Semifinals: Chapman Sim vs. Pascal Maynard

Posted in Event Coverage on February 2, 2015

By Jacob Van Lunen

Jacob Van Lunen began playing Magic in 1995. He has participated in organized play at every level of competition and was a member of the winning team at Pro Tour San Diego in 2007, thanks to an innovative draft strategy. As a writer, Van Lunen has had more than three hundred Magic strategy pieces published

Chapman Sim and Pascal Maynard are close friends. They tested with one another for Pro Tour Dragon’s Maze and they’re constantly checking in on the other when both in attendance at the same event.

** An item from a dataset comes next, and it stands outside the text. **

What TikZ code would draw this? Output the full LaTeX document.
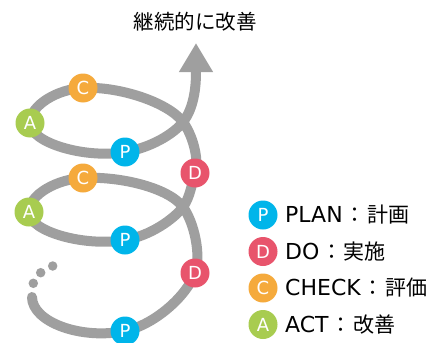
\documentclass[tikz,border=0pt]{standalone}
\usepackage{fontspec}
\setmainfont{Noto Sans CJK JP}
\newfontfamily\latinf{DejaVu Sans}
\usetikzlibrary{arrows.meta}
\definecolor{pcol}{RGB}{0,181,234}
\definecolor{dcol}{RGB}{232,84,108}
\definecolor{ccol}{RGB}{245,170,60}
\definecolor{acol}{RGB}{168,204,80}
\definecolor{spgray}{RGB}{159,159,159}
\tikzset{
  spiral/.style={draw=spgray, line width=10pt, line cap=round, -{Triangle[length=29pt,width=32pt]}},
  badge/.style={circle, minimum size=29pt, inner sep=0pt, text=white, font=\latinf\fontsize{18}{18}\selectfont},
  pbadge/.style={badge, fill=pcol},
  dbadge/.style={badge, fill=dcol},
  cbadge/.style={badge, fill=ccol},
  abadge/.style={badge, fill=acol},
  dot/.style={circle, fill=spgray, minimum size=9.5pt, inner sep=0pt},
  legtext/.style={anchor=west, inner sep=0pt, font=\fontsize{21}{21}\selectfont},
  title/.style={inner sep=0pt, font=\fontsize{20.5}{21}\selectfont}
}
\newcommand{\leg}[2]{{\latinf\fontsize{22}{22}\selectfont #1}\hspace{2pt}：\hspace{1.5pt}#2}
\begin{document}
\begin{tikzpicture}[x=1pt, y={(0pt,-1pt)}]
\useasboundingbox (0,0) rectangle (429,343);
% positions
\coordinate (s) at (32,297);
\coordinate (p3) at (125,331);
\coordinate (d3) at (195,273);
\coordinate (x2) at (183,207);
\coordinate (c2) at (83,178);
\coordinate (a2) at (29,212);
\coordinate (p2) at (125,240);
\coordinate (d2) at (195,173);
\coordinate (x1) at (183,122);
\coordinate (c1) at (83,88);
\coordinate (a1) at (30,123);
\coordinate (p1) at (125,152);
\coordinate (t) at (196,72);
\coordinate (tip) at (196,43);
% spiral
\draw[spiral] (s) .. controls (32,322) and (81,340) .. (p3)
  .. controls (154,325) and (186.4,296.5) .. (d3)
  .. controls (201.5,255) and (194,222) .. (x2)
  .. controls (168,187) and (118,176) .. (c2)
  .. controls (58,179) and (29,194) .. (a2)
  .. controls (29,232) and (86,247) .. (p2)
  .. controls (150,236) and (174,219) .. (x2)
  .. controls (190.2,197.4) and (192,182.5) .. (d2)
  .. controls (199.6,158.7) and (192,134) .. (x1)
  .. controls (168,102) and (118,86) .. (c1)
  .. controls (58,89) and (30,105) .. (a1)
  .. controls (30,143) and (86,159) .. (p1)
  .. controls (150,148) and (174,134) .. (x1)
  .. controls (194,108) and (196,87) .. (t) -- (tip);
% dots
\node[dot] (dt1) at (33.3,283.3) {};
\node[dot] (dt2) at (40.7,272.7) {};
\node[dot] (dt3) at (52.7,266) {};
% badges on spiral
\node[pbadge] (P3) at (p3) {P};
\node[dbadge] (D3) at (d3) {D};
\node[cbadge] (C2) at (c2) {C};
\node[abadge] (A2) at (a2) {A};
\node[pbadge] (P2) at (p2) {P};
\node[dbadge] (D2) at (d2) {D};
\node[cbadge] (C1) at (c1) {C};
\node[abadge] (A1) at (a1) {A};
\node[pbadge] (P1) at (p1) {P};
% title
\node[title] (ttl) at (195,22) {継続的に改善};
% legend
\node[pbadge] (lp) at (263,215) {P};
\node[dbadge] (ld) at (263,251.5) {D};
\node[cbadge] (lc) at (263,288) {C};
\node[abadge] (la) at (263,324.5) {A};
\node[legtext] (tp) at (285,215) {\leg{PLAN}{計画}};
\node[legtext] (td) at (285,251.5) {\leg{DO}{実施}};
\node[legtext] (tc) at (285,288) {\leg{CHECK}{評価}};
\node[legtext] (ta) at (285,324.5) {\leg{ACT}{改善}};
\end{tikzpicture}
\end{document}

As they shuffled up for the first game, the two players joked with one another about how terrible their deck was at Pro Tour Dragon’s Maze. Apparently, Maze’s End wasn’t the best choice.

The first game showcased one of the worst Limited matchups imaginable for Sim. Every time it seemed like Sim might have a chance to force through some damage, Maynard was one step ahead with a much stronger card.

Sim eventually found Dromoka, The Eternal, but it was quickly dealt with via Grim Contest using a massive Abzan Battle Priest.

Before too long, Maynard had Necropolis Fiend and Abomination of Gudul attacking without resistance in the air while Sim’s ground army was halted by an army of walls and Temur Sabertooth backed up by a lot of mana. Sim picked up his cards and was ready for a second game.

Sim got off to a fast start in the second game. Ainok Bond-Kin was joined by a morph and Alabaster Kirin over the first four turns.

Maynard tried to keep up with Mer-Ek Nightblade, but Dragonscale Boon gave Sim’s Ainok Bond-Kin First Strike and enough power to overtake Maynard’s four drop.

Maynard looked to be getting back into the game when Daghatar, the Adamant came down, but Sim’s Alabaster Kirin, now suited up with Temur Runemark, was attacking in the air. Maynard couldn’t find an answer in time and they were on to a third game.

The third game started without much action after Sim went down to six cards. The slower game definitely favored Maynard, whose deck was vastly superior in the long game.

Things got interesting on the sixth turn when Maynard had two morphs and Abzan Battle Priest with a +1/+1 counter to Sim’s Sultai Flayer and single morph. Sim was tapped out and only his morph was untapped. Maynard, assuming the coast was clear, attacked with all of his creatures. Sim blocked Abzan Battle Priest with his morph, revealed a Green card, and traded his Temur Charger for the much more impressive Abzan Battle Priest. Maynard quietly passed the turn without another play.

Sim was happy with the turn of events and immediately sent his Sultai Flayer into the tapped creatures on Maynard’s side of the table. Maynard tapped five lands and flipped up Pine Walker to eat Sim’s Sultai Flayer.

Sim was now out of gas and Maynard still had a full grip of cards. After a bit of thought, Sim decided to congratulate his friend on making the finals.